Maybe it’s the way my mind works; I tend to look beyond the aesthetics, to question what lies beneath the glitter. When I was a child, devils and demons existed only in tales of good versus evil — symbolic of what humanity feared, rejected, or resisted. They were never desirable; they were the embodiment of darkness.

Fast forward to today, and the script has flipped. Demons now headline entertainment stages and saturate social media trends. YouTube is filled with children’s videos where “angels vs. demons” is presented as harmless fun. Somewhere along the way, evil became rebranded — no longer menacing, but magnetic. The horns, the dark wings, the blood-red lipstick — they’ve all been recast as aesthetic choices, stripped of their symbolism and sold as self-expression.

As someone who has studied psychology for years — particularly the subtleties of dark psychology — I can’t help but notice a familiar pattern. The first step toward acceptance of anything controversial is normalization. Once it’s everywhere, resistance weakens, and before long, what once felt wrong becomes trendy. The masses follow; only a few orchestrate.

Halloween, in its origins, was about playfulness — pumpkins, costumes, and the innocent thrill of make-believe. But lately, the tone feels heavier. The imagery has grown darker, more demonic, less about laughter and more about allure.

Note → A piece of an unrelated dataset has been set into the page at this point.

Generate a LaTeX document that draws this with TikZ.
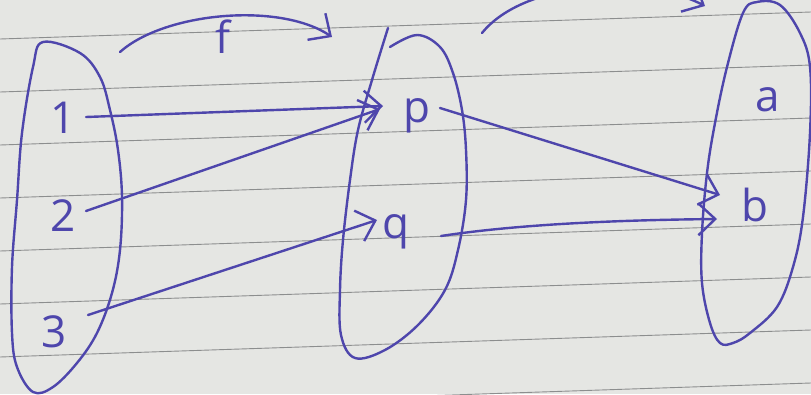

When devils become icons of fun, we risk dulling our collective moral radar — and our children, the most impressionable among us, begin to internalize these cues as normal.

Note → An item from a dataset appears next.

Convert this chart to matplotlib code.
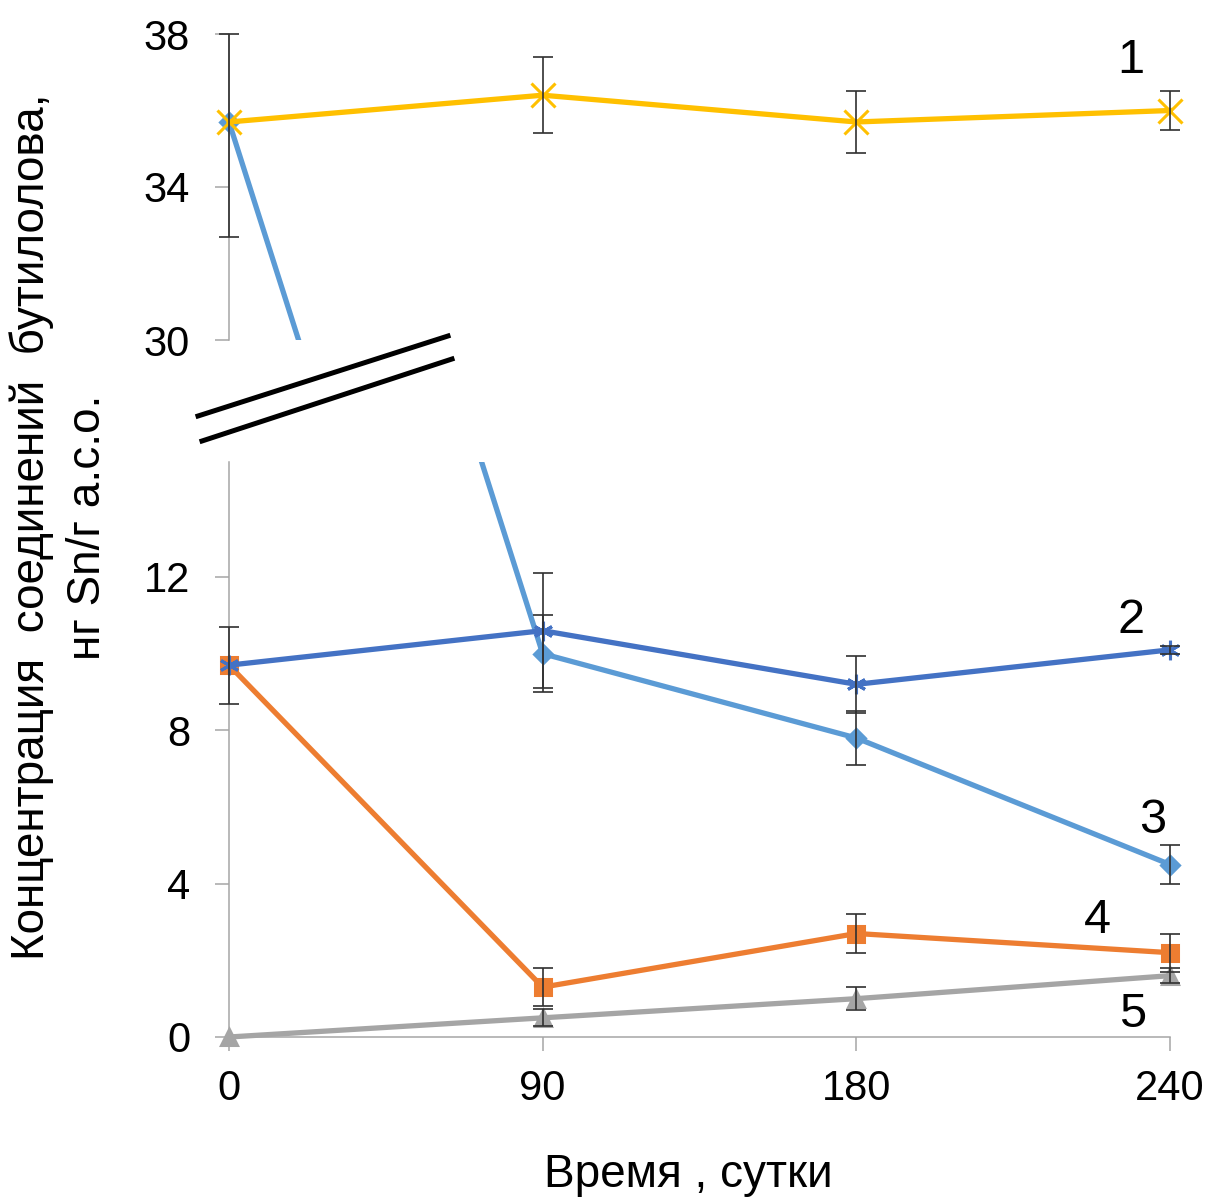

I once came across a chilling quote by Anton LaVey, founder of the Church of Satan:

“I’m glad that Christian parents let their children worship the devil at least one night out of the year.”

That sentence stayed with me — not for its shock value, but because of how easily it seems to echo today.

It’s no coincidence that popular culture now celebrates “demon hunters,” “dark angels,” and storylines drenched in possession and occult symbolism. These narratives might seem harmless, even empowering, but beneath the surface, they desensitize us — teaching young minds that darkness is not only acceptable, but intriguing.

If we want our children to grow up cherishing light, empathy, and goodness, then we must remain discerning. Culture is powerful — it shapes what we fear, what we love, and what we believe is normal. The question we should be asking isn’t whether Halloween is fun — it’s when, exactly, did darkness become fashionable?